|
Circuspaard
Bij dit circuspaard
komt mijn steeds terugkerende thema wel heel sterk tot uitdrukking. Zo sterk
zelfs dat ik hier zou spreken van een nieuw stadium. Net als bij het 'Meisje en
de dans', 'Meisje in de wind' en 'Mannetje hoera' is hier sprake van een
gerichtheid naar boven terwijl de basis van het beeld heel zwaar is. In dit
geval zijn de voeten echter niet alleen verzwaard, maar zijn het vreemde,
andersoortige voeten die helemaal los van het paard gezien kunnen worden. Hier
is de gedachte veeleer dat de speelsheid van de geest de vrijheid kan hebben
wanneer zij gedragen wordt door een stevige basis.

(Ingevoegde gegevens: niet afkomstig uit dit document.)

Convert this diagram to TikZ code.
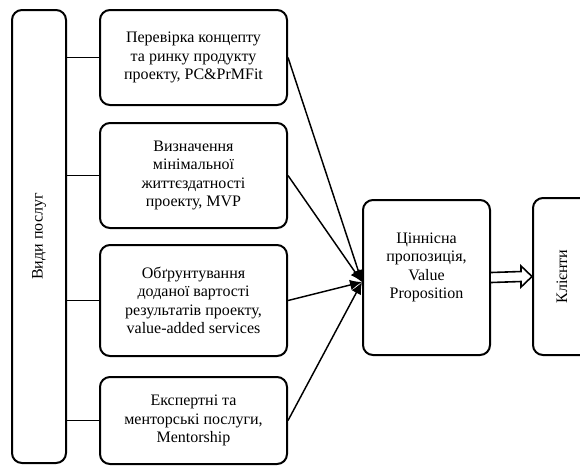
\documentclass[tikz,border=0pt]{standalone}
\usepackage{fontspec}
\setmainfont{Liberation Serif}
\usetikzlibrary{arrows.meta}
\begin{document}
\begin{tikzpicture}[x=.75pt,y=-.75pt,
	box/.style={draw,line width=1.5pt,rounded corners=7.5pt,inner sep=0pt,align=center,
		font=\fontsize{12}{13.8}\selectfont},
	srv/.style={box,minimum width=140.25pt},
	link/.style={line width=1.1pt}]
\useasboundingbox (0,0) rectangle (580,465);
\node[box,minimum width=40.5pt,minimum height=339.75pt](types)at(39,236.5){\rotatebox{90}{Види послуг}};
\node[srv,minimum height=71.25pt](b1)at(193.5,57.5){Перевірка концепту\\та ринку продукту\\проекту, PC\&PrMFit};
\node[srv,minimum height=78.75pt](b2)at(193.5,175.5){Визначення\\мінімальної\\життєздатності\\проекту, MVP};
\node[srv,minimum height=83.25pt](b3)at(193.5,300.5){Обґрунтування\\доданої вартості\\результатів проекту,\\value-added services};
\node[srv,minimum height=65.25pt](b4)at(193.5,420.5){Експертні та\\менторські послуги,\\Mentorship};
\node[box,minimum width=95.25pt,minimum height=116.25pt](vp)at(426.5,277.5){Ціннісна\\пропозиція,\\Value\\Proposition\\[4pt]};
\node[box,minimum width=43.5pt,minimum height=117.75pt](cl)at(562,276.5){\rotatebox{90}{Клієнти}};
\coordinate(hub)at([yshift=-3.4pt]vp.west);
\foreach \b in {b1,b2,b3,b4}{
	\draw[link](\b.west)--(\b.west-|types.east);
	\draw[link,-{Latex[length=9pt,width=8pt]}](\b.east)--(hub);}
\draw[line width=1.2pt,fill=white]([yshift=3.75pt]vp.east)--([xshift=-8.25pt,yshift=3.75pt]cl.west)
	--([xshift=-8.25pt,yshift=7.9pt]cl.west)--(cl.west)--([xshift=-8.25pt,yshift=-7.9pt]cl.west)
	--([xshift=-8.25pt,yshift=-3.75pt]cl.west)--([yshift=-3.75pt]vp.east);
\end{tikzpicture}
\end{document}
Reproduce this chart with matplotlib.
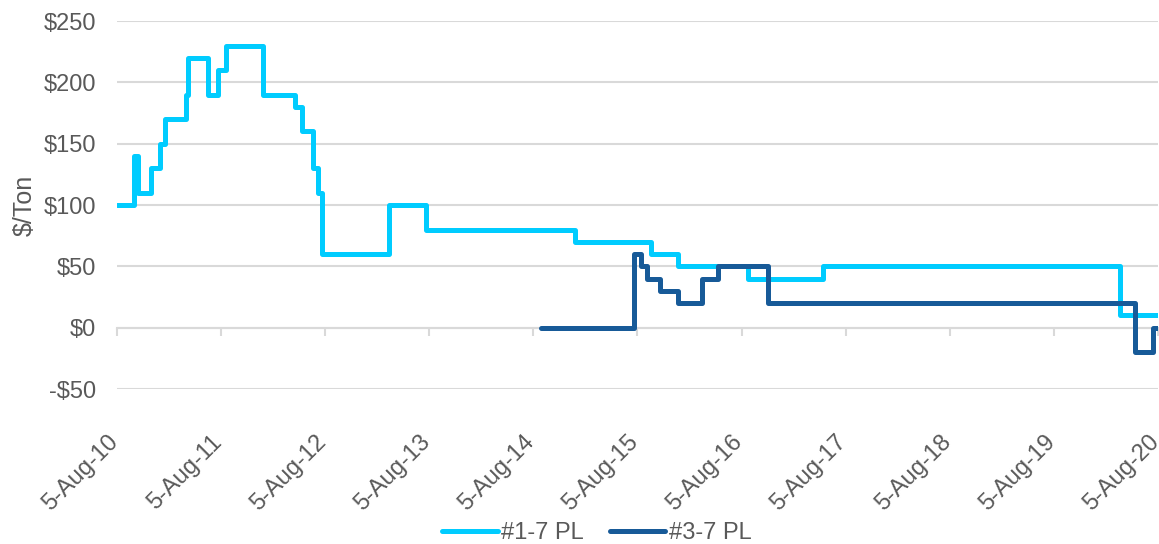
import matplotlib
matplotlib.use("Agg")
import matplotlib.pyplot as plt
import matplotlib.transforms as mtransforms
import pandas as pd

plt.rcParams['font.family'] = ['Liberation Sans', 'DejaVu Sans']

# Series 1: #1-7 PL (step changes: date, $/Ton)
pl17_dates = ["2010-08-05", "2010-10-04", "2010-10-18", "2010-12-02", "2011-01-03",
              "2011-01-20", "2011-04-04", "2011-04-11", "2011-06-20", "2011-07-25",
              "2011-08-22", "2011-12-30", "2012-04-21", "2012-05-15", "2012-06-23",
              "2012-07-10", "2012-07-24", "2013-03-16", "2013-07-24", "2014-12-29",
              "2015-09-22", "2015-12-25", "2016-08-27", "2017-05-17", "2020-03-24",
              "2020-08-05"]
pl17_values = [100, 140, 110, 130, 150,
               170, 190, 220, 190, 210,
               230, 190, 180, 160, 130,
               110, 60, 100, 80, 70,
               60, 50, 40, 50, 10,
               10]

# Series 2: #3-7 PL
pl37_dates = ["2014-09-01", "2015-07-24", "2015-08-18", "2015-09-08", "2015-10-23",
              "2015-12-25", "2016-03-19", "2016-05-14", "2016-11-05", "2020-05-16",
              "2020-07-18", "2020-08-05"]
pl37_values = [0, 60, 50, 40, 30,
               20, 40, 50, 20, -20,
               0, 0]

tick_dates = ["2010-08-05", "2011-08-05", "2012-08-05", "2013-08-05", "2014-08-05",
              "2015-08-05", "2016-08-05", "2017-08-05", "2018-08-05", "2019-08-05",
              "2020-08-05"]
tick_labels = ["5-Aug-10", "5-Aug-11", "5-Aug-12", "5-Aug-13", "5-Aug-14",
               "5-Aug-15", "5-Aug-16", "5-Aug-17", "5-Aug-18", "5-Aug-19", "5-Aug-20"]
y_ticks = [-50, 0, 50, 100, 150, 200, 250]
y_labels = ["-$50", "$0", "$50", "$100", "$150", "$200", "$250"]

c_light = "#00CCFF"
c_dark = "#175A98"
txt = "#595959"
grid = "#D9D9D9"
FS = 17

fig = plt.figure(figsize=(11.59, 5.44), dpi=100)
ax = fig.add_axes([117/1159, 1-389/544, (1158-117)/1159, (389-21)/544])

d1 = pd.to_datetime(pl17_dates)
d2 = pd.to_datetime(pl37_dates)
td = pd.to_datetime(tick_dates)

ax.plot(d1, pl17_values, drawstyle='steps-post', color=c_light, lw=3.6,
        solid_joinstyle='round', solid_capstyle='round', label="#1-7 PL", zorder=3)
ax.plot(d2, pl37_values, drawstyle='steps-post', color=c_dark, lw=3.6,
        solid_joinstyle='round', solid_capstyle='round', label="#3-7 PL", zorder=4)

ax.set_xlim(td[0], td[-1])
ax.set_ylim(-50, 250)
ax.set_yticks(y_ticks)
ax.set_yticklabels(y_labels)
ax.yaxis.grid(True, color=grid, lw=1.5)
ax.set_axisbelow(True)
for s in ['top', 'right', 'left']:
    ax.spines[s].set_visible(False)
ax.spines['bottom'].set_position(('data', 0))
ax.spines['bottom'].set_color(grid)
ax.spines['bottom'].set_linewidth(1.5)
ax.tick_params(axis='y', length=0, labelsize=FS, labelcolor=txt, pad=15)
ax.set_xticks(td)
ax.tick_params(axis='x', length=6, width=1.5, color=grid, labelbottom=False)

sec = ax.secondary_xaxis(0)
sec.set_xticks(td)
sec.set_xticklabels(tick_labels, rotation=45, ha='right', rotation_mode='anchor')
sec.tick_params(axis='x', length=0, labelsize=FS, labelcolor=txt, pad=30)
for s in sec.spines.values():
    s.set_visible(False)
shift = mtransforms.ScaledTranslation(-10/100, 0, fig.dpi_scale_trans)
for lab in sec.get_xticklabels():
    lab.set_transform(lab.get_transform() + shift)

ax.set_ylabel("$/Ton", fontsize=18, color=txt, labelpad=5)

leg = fig.legend(loc='center', bbox_to_anchor=(597/1159, 1-533/544), ncol=2, frameon=False,
                 fontsize=FS, handlelength=2.35, handletextpad=0.15, columnspacing=1.1)
for t in leg.get_texts():
    t.set_color(txt)

fig.savefig("out.png", dpi=100)
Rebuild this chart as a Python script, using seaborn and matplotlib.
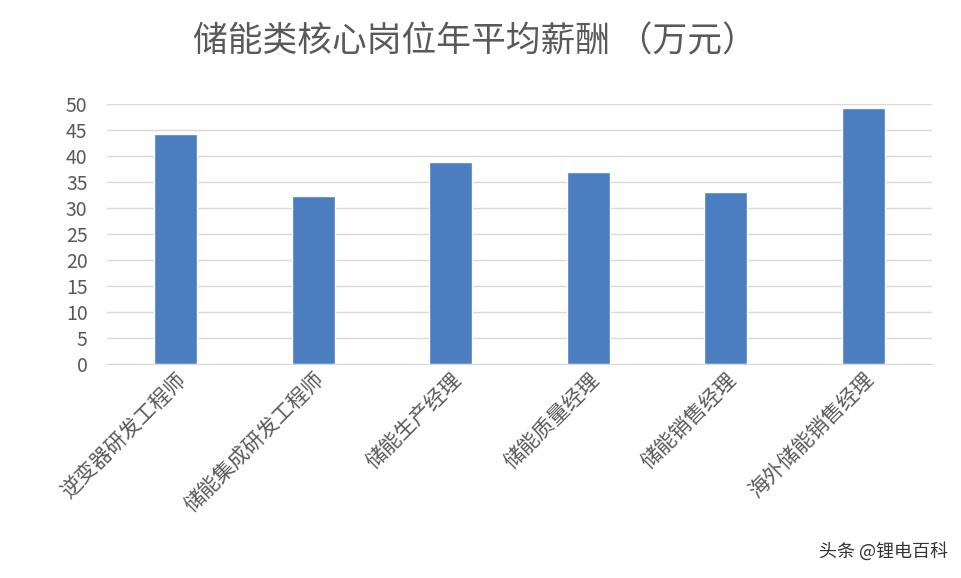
import matplotlib
matplotlib.use("Agg")
import matplotlib.pyplot as plt
import seaborn as sns
import pandas as pd

jobs = ["逆变器研发工程师", "储能集成研发工程师", "储能生产经理",
        "储能质量经理", "储能销售经理", "海外储能销售经理"]
salary = [44.2, 32.3, 38.8, 36.9, 33.1, 49.2]
yticks = list(range(0, 55, 5))

sns.set_style("white")
plt.rcParams['font.family'] = ['Noto Sans CJK SC', 'DejaVu Sans']

df = pd.DataFrame({"job": jobs, "salary": salary})
fig = plt.figure(figsize=(9.62, 5.78), dpi=100)
ax = fig.add_axes([107 / 962, 1 - 364 / 578, 825 / 962, 260 / 578])
sns.barplot(data=df, x="job", y="salary", color="#4A7EC0", width=0.31,
            saturation=1, ax=ax)
ax.set_xlim(-0.5, 5.5)
ax.set_ylim(0, 50)
ax.set_yticks(yticks)
ax.yaxis.grid(True, color="#D9D9D9", linewidth=1)
ax.set_axisbelow(True)
for s in ["top", "right", "left"]:
    ax.spines[s].set_visible(False)
ax.spines["bottom"].set_color("#D9D9D9")
ax.tick_params(axis="y", length=0, labelsize=14, colors="#595959", pad=14)
ax.tick_params(axis="x", length=0, labelsize=15, colors="#595959")
ax.set_xticks(range(len(jobs)))
ax.set_xticklabels(jobs, rotation=45, ha="right", rotation_mode="anchor")
ax.set_xlabel("")
ax.set_ylabel("")
fig.text(0.494, 1 - 42 / 578, "储能类核心岗位年平均薪酬 （万元）", ha="center",
         va="center", fontsize=25, color="#595959")
fig.text(0.985, 0.03, "头条 @锂电百科", ha="right", va="bottom",
         fontsize=13, color="#333333")
fig.savefig("out.png", dpi=100)
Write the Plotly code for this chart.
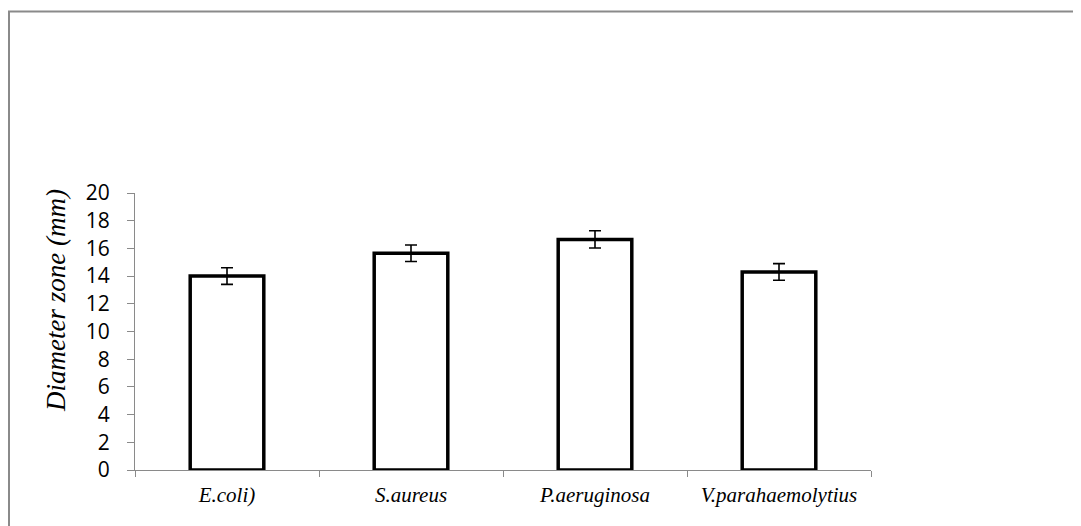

De berijdster van het paard bevindt zich, net als de figuren in andere beelden,
in hogere sferen. Zo hoog dat het paard geen realistisch, echt paard kan zijn,
maar een circuspaard moet zijn. Anders gezegd: op basis van de realiteit van de
vier benen van vader en moeder, kan het kind zich permitteren in een
fantasiewereld te leven.
Misschien werd ik mij er met
dit beeld pas werkelijk van bewust dat ik met de vorige beelden met een
inhaalmanoeuvre bezig was en dat ik nu meer realiteitszin toelaat.